→ **Written instruction**:
Print, word for word, the opening line of the data below and every line after it through the line that contains "s1_nondispersed_n = [6118, 1427, 0, 0]", but not the pictures.

→ **Information supplied**:

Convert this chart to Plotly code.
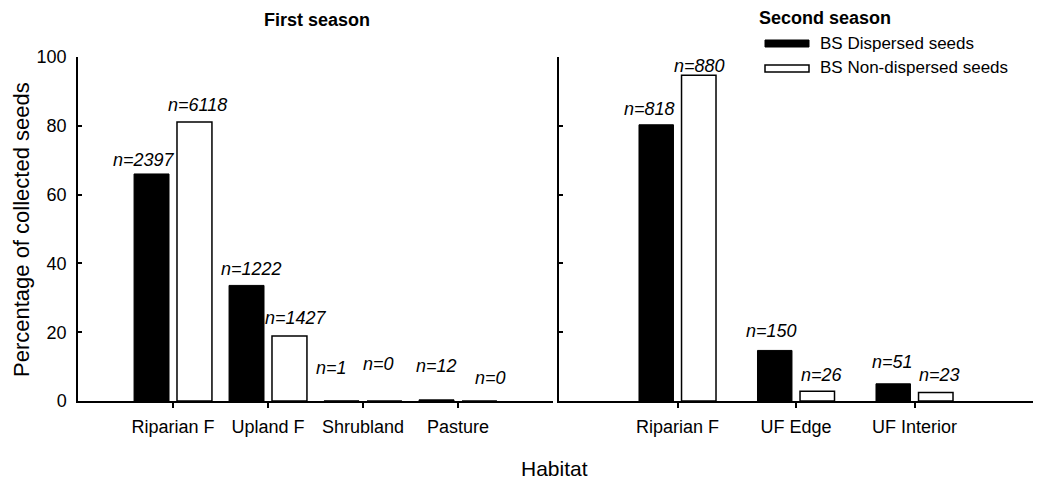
import plotly.graph_objects as go

# ---------------- data ----------------
s1_categories = ["Riparian F", "Upland F", "Shrubland", "Pasture"]
s1_dispersed = [66.0, 33.6, 0.03, 0.33]
s1_nondispersed = [81.1, 18.9, 0.0, 0.0]
s1_dispersed_n = [2397, 1222, 1, 12]
s1_nondispersed_n = [6118, 1427, 0, 0]

s2_categories = ["Riparian F", "UF Edge", "UF Interior"]
s2_dispersed = [80.3, 14.7, 5.0]
s2_nondispersed = [94.7, 2.8, 2.5]
s2_dispersed_n = [818, 150, 51]
s2_nondispersed_n = [880, 26, 23]

y_ticks = [0, 20, 40, 60, 80, 100]

# ---------------- layout constants (pixels) ----------------
W, H = 1044, 487
ML, MR, MT, MB = 78, 11, 57, 86
PW = W - ML - MR
PH = H - MT - MB


def px(xp):
    return (xp - ML) / PW


def py(yp):
    return (H - MB - yp) / PH


FONT = "Liberation Sans, Arial, sans-serif"

# bar geometry in category units per panel
L_W, L_OFF_D, L_OFF_N = 0.368, -0.41, 0.042
R_W, R_OFF_D, R_OFF_N = 0.291, -0.325, 0.034

fig = go.Figure()

fig.add_trace(go.Bar(x=s1_categories, y=s1_dispersed, xaxis="x", yaxis="y",
                     width=L_W, offset=L_OFF_D,
                     marker=dict(color="black", line=dict(color="black", width=1)),
                     showlegend=False, name="BS Dispersed seeds"))
fig.add_trace(go.Bar(x=s1_categories, y=s1_nondispersed, xaxis="x", yaxis="y",
                     width=L_W, offset=L_OFF_N,
                     marker=dict(color="white", line=dict(color="black", width=1.5)),
                     showlegend=False, name="BS Non-dispersed seeds"))
fig.add_trace(go.Bar(x=s2_categories, y=s2_dispersed, xaxis="x2", yaxis="y2",
                     width=R_W, offset=R_OFF_D,
                     marker=dict(color="black", line=dict(color="black", width=1)),
                     showlegend=False, name="BS Dispersed seeds"))
fig.add_trace(go.Bar(x=s2_categories, y=s2_nondispersed, xaxis="x2", yaxis="y2",
                     width=R_W, offset=R_OFF_N,
                     marker=dict(color="white", line=dict(color="black", width=1.5)),
                     showlegend=False, name="BS Non-dispersed seeds"))

# label offsets (style): (xshift, yshift) in px, centre of label above bar top
s1_d_shift = [(-8, 14), (5, 16), (-10, 33), (0, 34)]
s1_n_shift = [(3, 17), (7, 18), (-6, 37), (11, 23)]
s2_d_shift = [(-7, 16), (-3, 19), (-1, 22)]
s2_n_shift = [(1, 9), (5, 16), (4, 17)]

annotations = []


def add_labels(vals, ns, shifts, centre, xref, yref):
    for i, (v, n, (dx, dy)) in enumerate(zip(vals, ns, shifts)):
        annotations.append(dict(
            x=i + centre, y=v, xref=xref, yref=yref,
            text=f"<i>n={n}</i>", showarrow=False,
            xanchor="center", yanchor="middle", xshift=dx, yshift=dy,
            font=dict(family=FONT, size=18, color="black")))


add_labels(s1_dispersed, s1_dispersed_n, s1_d_shift, L_OFF_D + L_W / 2, "x", "y")
add_labels(s1_nondispersed, s1_nondispersed_n, s1_n_shift, L_OFF_N + L_W / 2, "x", "y")
add_labels(s2_dispersed, s2_dispersed_n, s2_d_shift, R_OFF_D + R_W / 2, "x2", "y2")
add_labels(s2_nondispersed, s2_nondispersed_n, s2_n_shift, R_OFF_N + R_W / 2, "x2", "y2")

# titles
annotations += [
    dict(x=px(317), y=py(20), xref="paper", yref="paper", text="<b>First season</b>",
         showarrow=False, xanchor="center", yanchor="middle",
         font=dict(family=FONT, size=18, color="black")),
    dict(x=px(825), y=py(18), xref="paper", yref="paper", text="<b>Second season</b>",
         showarrow=False, xanchor="center", yanchor="middle",
         font=dict(family=FONT, size=18, color="black")),
    dict(x=px(554), y=py(469), xref="paper", yref="paper", text="Habitat",
         showarrow=False, xanchor="center", yanchor="middle",
         font=dict(family=FONT, size=21, color="black")),
    dict(x=px(21), y=py(230), xref="paper", yref="paper",
         text="Percentage of collected seeds", textangle=-90,
         showarrow=False, xanchor="center", yanchor="middle",
         font=dict(family=FONT, size=22, color="black")),
    # legend text
    dict(x=px(818), y=py(43.5), xref="paper", yref="paper", text="BS Dispersed seeds",
         showarrow=False, xanchor="left", yanchor="middle",
         font=dict(family=FONT, size=17, color="black")),
    dict(x=px(818), y=py(68), xref="paper", yref="paper", text="BS Non-dispersed seeds",
         showarrow=False, xanchor="left", yanchor="middle",
         font=dict(family=FONT, size=17, color="black")),
]

shapes = [
    dict(type="rect", xref="paper", yref="paper",
         x0=px(765), x1=px(809), y0=py(47), y1=py(40),
         fillcolor="black", line=dict(color="black", width=1)),
    dict(type="rect", xref="paper", yref="paper",
         x0=px(765), x1=px(809), y0=py(72), y1=py(65),
         fillcolor="white", line=dict(color="black", width=1.5)),
]

axis_common = dict(showgrid=False, zeroline=False, showline=True,
                   linecolor="black", linewidth=1.5,
                   tickfont=dict(family=FONT, size=18, color="black"))

fig.update_layout(
    width=W, height=H,
    margin=dict(l=ML, r=MR, t=MT, b=MB, pad=0),
    paper_bgcolor="white", plot_bgcolor="white",
    showlegend=False,
    xaxis=dict(domain=[0, px(553)], type="category", range=[-1, 4],
               ticks="outside", ticklen=5, tickcolor="black", tickwidth=1.5,
               ticklabelstandoff=4, anchor="y", **axis_common),
    yaxis=dict(domain=[0, 1], range=[0, 100], tickvals=y_ticks,
               ticks="inside", ticklen=4, tickcolor="black", tickwidth=1.5,
               ticklabelstandoff=6, anchor="x", **axis_common),
    xaxis2=dict(domain=[px(559), 1], type="category", range=[-1, 3],
                ticks="outside", ticklen=5, tickcolor="black", tickwidth=1.5,
                ticklabelstandoff=4, anchor="y2", **axis_common),
    yaxis2=dict(domain=[0, 1], range=[0, 100], tickvals=y_ticks,
                ticks="inside", ticklen=4, tickcolor="black", tickwidth=1.5,
                showticklabels=False, anchor="x2", **axis_common),
    annotations=annotations,
    shapes=shapes,
)

fig.write_html("out.html")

→ **Output for this exercise**:
Convert this chart to Plotly code.
import plotly.graph_objects as go

# ---------------- data ----------------
s1_categories = ["Riparian F", "Upland F", "Shrubland", "Pasture"]
s1_dispersed = [66.0, 33.6, 0.03, 0.33]
s1_nondispersed = [81.1, 18.9, 0.0, 0.0]
s1_dispersed_n = [2397, 1222, 1, 12]
s1_nondispersed_n = [6118, 1427, 0, 0]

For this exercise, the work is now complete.